Fue motor imprescindible del proceso abierto contra Pinochet y otros represores del cono sur y formó parte del hecho insólito e histórico que supuso la detención del dictador chileno en Londres. Abrió junto con otros letrados la puerta de la justicia universal y de la mano de las víctimas fue un actor fundamental en los procesos abiertos contra las dictaduras argentina, chilena y guatemalteca.

En los últimos años Carli trabajaba en la querella presentada en Argentina contra los crímenes del franquismo. A la vista de que en España no se habían perseguido –siguen sin perseguirse– los delitos de genocidio y lesa humanidad perpetrados por el régimen del general Franco y a la luz del mismo principio de justicia Universal que habilitó los casos de Pinochet o de Scilingo, Slepoy presentó en Argentina una querella para tratar de dar amparo a las víctimas del genocidio español.

Por todo ello somos centenares las personas que siempre tendremos una eterna deuda con Carlos Slepoy.

Pero Carli no era eso. No era, al menos, solo eso. Trataré de explicarme.

Hay una secuencia de una hermosa película de Marcelo Piñeyro en la que un padre juega con su hijo a un juego similar al Risk. El objetivo de la partida es conquistar el mundo, ir arrebatando al otro jugador sus países hasta que finalmente uno domina el mundo. Ese día el hijo por fin parece que va a ganar a su padre. Este, interpretado por Ricardo Darín, ha perdido todas sus posesiones y solo le queda el minúsculo Estado de Kamchatka. Y de repente, desde allí, desde la pequeña Kamchatka consigue aguantar el envite del resto del mundo. Desde ese lugar incierto, impensable e inesperado consigue sostener la partida y evitar una derrota que parecía cantada.

En el film el padre y la madre –interpretada por Cecilia Roth– son dos militantes contra la dictadura en pleno año 76 en Argentina y Kamchatka viene a representar ese lugar desde el cual resistir contra todo pronóstico. Ese lugar necesario desde el cual mantener los principios, desde el que sostener el pulso al destino.

Para mí Carlos Slepoy era eso, Carli era Kamchatka, ese lugar desde el que resistir.

Tenía esa sonrisa que te devolvía la esperanza en el ser humano, esa sonrisa forjada en la derrota y el amor a la vida. Esa sonrisa de quien ha sido torturado, de quien ha sido disparado por la espalda, de quien sabe de veras lo que te puede arrebatar el fascismo pero a su vez es conocedor de un secreto íntimo y profundo: que no nos pueden arrebatar la sonrisa porque la justicia está de nuestro lado.

Slepoy era activista desde el profundo amor a la vida.
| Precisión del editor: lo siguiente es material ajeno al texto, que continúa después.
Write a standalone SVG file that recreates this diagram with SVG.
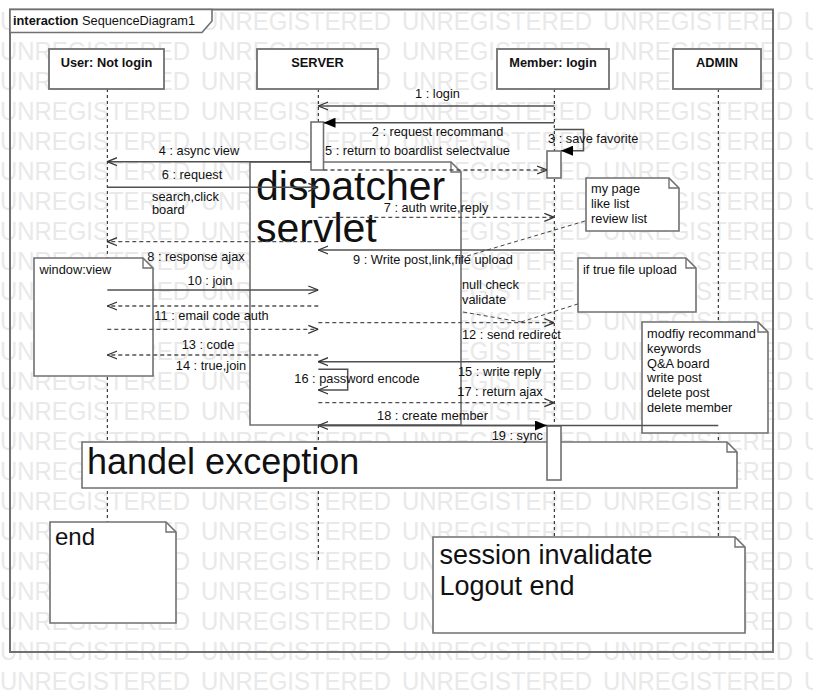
<svg xmlns="http://www.w3.org/2000/svg" xmlns:xlink="http://www.w3.org/1999/xlink" width="813" height="693" viewBox="0 0 813 693">
<style>
text{font-family:"Liberation Sans",Arial,sans-serif;fill:#111;}
.wm{font-size:26.5px;fill:#e9e9e9;}
.lbl{font-size:12.8px;}
.hdr{font-size:12.8px;font-weight:bold;text-anchor:middle;}
.mid{text-anchor:middle;}
.box{fill:#fff;stroke:#707070;stroke-width:1.8;}
.note{fill:#fff;stroke:#707070;stroke-width:1.6;}
.ear{fill:none;stroke:#707070;stroke-width:1.4;}
.life{stroke:#111;stroke-width:1;stroke-dasharray:3,3;fill:none;}
.msg{stroke:#505050;stroke-width:1.5;fill:none;}
.ret{stroke:#505050;stroke-width:1.3;stroke-dasharray:4,3;fill:none;}
.anc{stroke:#444;stroke-width:1;stroke-dasharray:4,3;fill:none;}
.act{fill:#fff;stroke:#707070;stroke-width:1.6;}
</style>
<defs>
<marker id="open" viewBox="0 0 10 10" refX="10" refY="5" markerWidth="10" markerHeight="10" markerUnits="userSpaceOnUse" orient="auto">
<path d="M0,1 L10,5 L0,9" fill="none" stroke="#333" stroke-width="1.3" stroke-dasharray="none"/>
</marker>
<marker id="fill" viewBox="0 0 12 10" refX="12" refY="5" markerWidth="12" markerHeight="10" markerUnits="userSpaceOnUse" orient="auto">
<path d="M0,0 L12,5 L0,10 Z" fill="#000" stroke="none"/>
</marker>
<g id="wmrow">
<text class="wm" x="0" textLength="190" lengthAdjust="spacingAndGlyphs">UNREGISTERED</text>
<text class="wm" x="201" textLength="190" lengthAdjust="spacingAndGlyphs">UNREGISTERED</text>
<text class="wm" x="402" textLength="190" lengthAdjust="spacingAndGlyphs">UNREGISTERED</text>
<text class="wm" x="603" textLength="190" lengthAdjust="spacingAndGlyphs">UNREGISTERED</text>
<text class="wm" x="804" textLength="190" lengthAdjust="spacingAndGlyphs">UNREGISTERED</text>
</g>
</defs>
<rect width="813" height="693" fill="#fff"/>
<g id="watermark">
<use xlink:href="#wmrow" y="30"/><use xlink:href="#wmrow" y="60"/><use xlink:href="#wmrow" y="90"/><use xlink:href="#wmrow" y="120"/>
<use xlink:href="#wmrow" y="150"/><use xlink:href="#wmrow" y="180"/><use xlink:href="#wmrow" y="210"/><use xlink:href="#wmrow" y="240"/>
<use xlink:href="#wmrow" y="270"/><use xlink:href="#wmrow" y="300"/><use xlink:href="#wmrow" y="330"/><use xlink:href="#wmrow" y="360"/>
<use xlink:href="#wmrow" y="390"/><use xlink:href="#wmrow" y="420"/><use xlink:href="#wmrow" y="450"/><use xlink:href="#wmrow" y="480"/>
<use xlink:href="#wmrow" y="510"/><use xlink:href="#wmrow" y="540"/><use xlink:href="#wmrow" y="570"/><use xlink:href="#wmrow" y="600"/>
<use xlink:href="#wmrow" y="630"/><use xlink:href="#wmrow" y="660"/><use xlink:href="#wmrow" y="690"/>
</g>
<g id="frame">
<rect x="10" y="9.5" width="763" height="642.5" fill="none" stroke="#707070" stroke-width="2"/>
<path d="M10,9.5 H212 V21 L202,32.5 H10 Z" fill="#fff" stroke="#707070" stroke-width="1.6"/>
<text class="lbl" x="13" y="25"><tspan font-weight="bold">interaction</tspan> SequenceDiagram1</text>
</g>
<g id="lifelines">
<path class="life" d="M107.3,89 V522"/>
<path class="life" d="M318.3,89 V560"/>
<path class="life" d="M554.3,89 V537"/>
<path class="life" d="M718.3,89 V537"/>
</g>
<g id="user">
<rect class="box" x="49" y="49" width="115" height="40"/>
<text class="hdr" x="106.5" y="67">User: Not login</text>
</g>
<g id="server">
<rect class="box" x="257" y="49" width="121" height="40"/>
<text class="hdr" x="317.5" y="67">SERVER</text>
</g>
<g id="member">
<rect class="box" x="497" y="49" width="112" height="40"/>
<text class="hdr" x="553" y="67">Member: login</text>
</g>
<g id="admin">
<rect class="box" x="673" y="49" width="88" height="40"/>
<text class="hdr" x="717" y="67">ADMIN</text>
</g>
<g id="note-dispatcher">
<path class="note" d="M250,162 H451 L461,172 V425 H250 Z"/>
<path class="ear" d="M451,162 V172 H461"/>
<text x="256" y="200" font-size="41">dispatcher</text>
<text x="256" y="242" font-size="41">servlet</text>
</g>
<g id="note-mypage">
<path class="note" d="M586,178 H669 L679,188 V231 H586 Z"/>
<path class="ear" d="M669,178 V188 H679"/>
<text class="lbl" x="591" y="193">my page</text>
<text class="lbl" x="591" y="208">like list</text>
<text class="lbl" x="591" y="223">review list</text>
</g>
<g id="note-window">
<path class="note" d="M34,258 H143 L153,268 V376 H34 Z"/>
<path class="ear" d="M143,258 V268 H153"/>
<text class="lbl" x="39.5" y="273.5">window:view</text>
</g>
<g id="note-iftrue">
<path class="note" d="M578,258 H686 L696,268 V312 H578 Z"/>
<path class="ear" d="M686,258 V268 H696"/>
<text class="lbl" x="583" y="273.5">if true file upload</text>
</g>
<g id="note-admin">
<path class="note" d="M642,322 H758 L768,332 V433 H642 Z"/>
<path class="ear" d="M758,322 V332 H768"/>
<text class="lbl" x="647" y="338">modfiy recommand</text>
<text class="lbl" x="647" y="352.5">keywords</text>
<text class="lbl" x="647" y="367.5">Q&amp;A board</text>
<text class="lbl" x="647" y="382">write post</text>
<text class="lbl" x="647" y="397">delete post</text>
<text class="lbl" x="647" y="411.5">delete member</text>
</g>
<g id="note-exception">
<path class="note" d="M82,442 H727 L737,452 V488 H82 Z"/>
<path class="ear" d="M727,442 V452 H737"/>
<text x="87" y="474" font-size="36">handel exception</text>
</g>
<g id="note-end">
<path class="note" d="M50,522 H166 L176,532 V623 H50 Z"/>
<path class="ear" d="M166,522 V532 H176"/>
<text x="55" y="545" font-size="24">end</text>
</g>
<g id="note-session">
<path class="note" d="M433,537 H735 L745,547 V633 H433 Z"/>
<path class="ear" d="M735,537 V547 H745"/>
<text x="439.5" y="564" font-size="27">session invalidate</text>
<text x="439.5" y="595" font-size="27">Logout end</text>
</g>
<g id="activations">
<rect class="act" x="311" y="122" width="12.5" height="48"/>
<rect class="act" x="547" y="151" width="14" height="27"/>
<rect class="act" x="547" y="426" width="14" height="54"/>
</g>
<g id="connectors">
<path class="msg" d="M554.3,106 H318.3" marker-end="url(#open)"/>
<path class="msg" d="M554.3,122.7 H323.5" marker-end="url(#fill)"/>
<path class="msg" d="M554.3,129.5 H583.5 V150.7 H561" marker-end="url(#fill)"/>
<path class="msg" d="M311,161.7 H107.3" marker-end="url(#open)"/>
<path class="ret" d="M323.5,170 H547" marker-end="url(#open)"/>
<path class="msg" d="M107.3,187.3 H318.3" marker-end="url(#open)"/>
<path class="ret" d="M318.3,217.3 H554.3" marker-end="url(#open)"/>
<path class="ret" d="M318.3,241.7 H107.3" marker-end="url(#open)"/>
<path class="msg" d="M554.3,250 H318.3" marker-end="url(#open)"/>
<path class="msg" d="M107.3,290 H318.3" marker-end="url(#open)"/>
<path class="ret" d="M318.3,306 H107.3" marker-end="url(#open)"/>
<path class="ret" d="M318.3,322.7 H554.3" marker-end="url(#open)"/>
<path class="ret" d="M107.3,329.3 H318.3" marker-end="url(#open)"/>
<path class="ret" d="M318.3,355 H107.3" marker-end="url(#open)"/>
<path class="msg" d="M554.3,361.7 H318.3" marker-end="url(#open)"/>
<path class="msg" d="M318.3,369.3 H347.7 V390 H318.3" marker-end="url(#open)"/>
<path class="ret" d="M318.3,402.7 H554.3" marker-end="url(#open)"/>
<path class="msg" d="M718.3,425.5 H318.3" marker-end="url(#open)"/>
<path class="msg" d="M318.3,425.5 H547" marker-end="url(#fill)"/>
<path class="anc" d="M585,221 L457,259"/>
<path class="anc" d="M463,312 L521,322"/>
<path class="anc" d="M521,322 L577.7,304"/>
</g>
<g id="labels">
<text class="lbl mid" x="437.5" y="97.5">1 : login</text>
<text class="lbl mid" x="437.5" y="136">2 : request recommand</text>
<text class="lbl" x="548" y="142.5">3 : save favorite</text>
<text class="lbl mid" x="199" y="155">4 : async view</text>
<text class="lbl" x="325" y="155">5 : return to boardlist selectvalue</text>
<text class="lbl mid" x="192" y="178.5">6 : request</text>
<text class="lbl" x="152" y="201">search,click</text>
<text class="lbl" x="152" y="213.5">board</text>
<text class="lbl mid" x="436" y="211.5">7 : auth write,reply</text>
<text class="lbl mid" x="196" y="260.5">8 : response ajax</text>
<text class="lbl" x="353" y="264">9 : Write post,link,file upload</text>
<text class="lbl mid" x="210" y="284.5">10 : join</text>
<text class="lbl" x="462" y="289">null check</text>
<text class="lbl" x="462" y="303.5">validate</text>
<text class="lbl mid" x="211.5" y="320">11 : email code auth</text>
<text class="lbl" x="462" y="338.5">12 : send redirect</text>
<text class="lbl mid" x="208" y="348.5">13 : code</text>
<text class="lbl mid" x="211" y="369.5">14 : true,join</text>
<text class="lbl" x="458" y="375.5">15 : write reply</text>
<text class="lbl" x="294.3" y="383">16 : password encode</text>
<text class="lbl" x="457.3" y="396">17 : return ajax</text>
<text class="lbl mid" x="432.5" y="419.5">18 : create member</text>
<text class="lbl" x="491.7" y="439.5">19 : sync</text>
</g>
</svg>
Confiaba en la capacidad del ser humano de construir un mundo más justo y decente en el que la explotación y la opresión no tuvieran cabida. En el que los dictadores pagaran por sus crímenes y la justicia fuera igual para todos. Y, a pesar de su convencido anticapitalismo, jamás despreció las pequeñas victorias ni dio por perdida una batalla. Carli le apostó siempre al infinito pero no rechazaba los pequeños logros.

Tenía ese optimismo que te desarmaba y esa alegría que hacía buena la máxima de “si no se puede bailar no es mi revolución”. Ese era Slepoy. El hombre que me enseñó que cuando todo parece perdido siempre hay un lugar desde el que resistir.

Recuerdo con nitidez el día en que la Audiencia Nacional española condenó a Scilingo –militar argentino que participó en los vuelos de la muerte donde se arrojaban a opositores vivos al río de la Plata para hacerlos desaparecer– y a la salida, con Estela Carlotto a su lado, me agarró la cara y me dijo: “Estos son nuestros HIJOS, vamos esos HIJOS, carajo”.

Recuerdo la plenitud de su felicidad ese día. También recuerdo las innumerables derrotas en las que era él quien te levantaba y te daba motivos para mantener el optimismo convenciéndote de que la próxima batalla se ganaba seguro.

Un día de 1982 en la plaza de Olavide de Madrid Slepoy intervino en una pelea callejera tratando de calmar a un policía borracho y fuera de servicio que asustaba a unos jóvenes apuntándoles con su pistola. Aquel hombre le disparó un tiro en la espalda. Las secuelas de aquella bala terminaron por postrarlo en una silla de ruedas y las constantes infecciones y complicaciones de aquello finalmente acabaron con su vida.

Me cuentan que en su funeral se cantó, se brindó y se celebró su vida. Yo no pude estar allí porque estoy fuera de España de modo que no he visto el féretro ni pude ver sus cenizas. Por eso me niego a creer que se ha muerto el hombre que me enseñó el secreto de su sonrisa y me hizo creer que, efectivamente, la historia es nuestra y la hacen los pueblos.